Are you feeling bad for conservatives yet? I’m sympathetic to their plight. Imagine being a traditional Republican right now, and your main choices for president include:

  • A) Democrat Hillary Clinton, your most hated American politician;
  • B) Libertarian Gary Johnson, who has no chance to win and embarrassingly flubbed on a Syria question; and
  • C) Republican Donald Trump, who probably would have flubbed just as badly on that and many more policy questions, and has just stepped further left on the ideological spectrum than any Republican in modern political history.

His latest leftward jaunt came on Tuesday with a childcare proposal that includes six weeks paid leave for mothers and tax deductions for day care. If a Democrat proposed these ideas — oh, that’s right, they’ve been proposing it for a long time, as Charles Krauthammer reminds us — Republicans would call it the growth of the “nanny state.” But when the Republican nominee for president does it, a neutered party just looks up and silently unleashes a Captain Kirkesque “Truuuuuuump!”

Poor conservatives. Sure, Trump claims to be able to pay for this proposal by eliminating — let’s say it all together now — waste, fraud, and abuse, but slicing such fat from the budget could be savings that are passed on to the taxpayers instead of redirecting their money to pay for others’ childcare. At least, that was the logic of the party of small government.

Trump’s liberal ideas about government are nothing new, of course. We spent much of the Republican Primary watching some of his fellow Republicans attack him on his progressive positions, like his past liberal statements on health care, abortion, taxes, drugs, and supporting Hillary Clinton and other Democrats. Conservatives who chose to ignore the more distant past in favor of his positions during his actual presidential campaign are still faced with his liberal positions on trade, social security, affirmative action, LGBT rights, and more.

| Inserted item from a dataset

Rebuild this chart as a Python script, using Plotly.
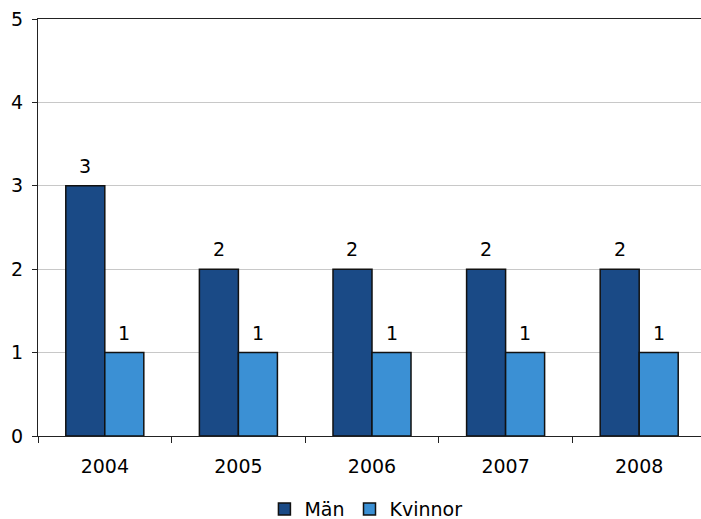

“But what of the Supreme Court?,” some Republicans might ask. “Surely he’ll nominate conservatives to it.” Not so fast, says conservative columnist George Will, in his insightful “The sinking fantasy that Trump will defend the Constitution.” Alongside jabs that disparage Trump’s embarrassing ignorance on the Constitution (Trump thinks judges sign bills and there are twelve articles to the Constitution), Will points out that on a couple of the most important, divisive Supreme Court decisions this century — Kelo vs. New London (regarding “eminent domain”) and Citizens United vs. the FEC (regarding “free speech”) — Trump sides with the liberal judges, not the Clarence Thomases and AntoninScalias of the here and hereafter. We can only assume that he would nominate judges who agree with him.

Poor conservatives indeed! There is no one to whom they can turn. The battle is already lost. The war, however, can still be won. If Trump wins the presidency, we might never have a conservative option again in our lifetime. The Republican Party would move left with its president, and four years from now our choices are moderate-to-liberal President Trump or the surely liberal Democratic nominee. (Any Republican Primary challenge or conservative third party bid would usher in the Democrat.) In essence, a vote for Trump is a vote for the liberalization of the GOP. It’s a vote for no major conservative party until a new one walks the blockaded road toward viability.

But a vote for Clinton, Johnson, or Ronald Reagan can be a vote to live to fight another day. Sacrifice the battle, but survive the war. Counterintuitively, a conservative should consider allowing Clinton the victory before destroying her in four years with a conservative nominee of a still conservative Republican Party. Just a thought. Admittedly, a conservative on the cusp of voting for Hillary Clinton might have a seizure in the booth… but that’s a small sacrifice for the good of the Republican Party.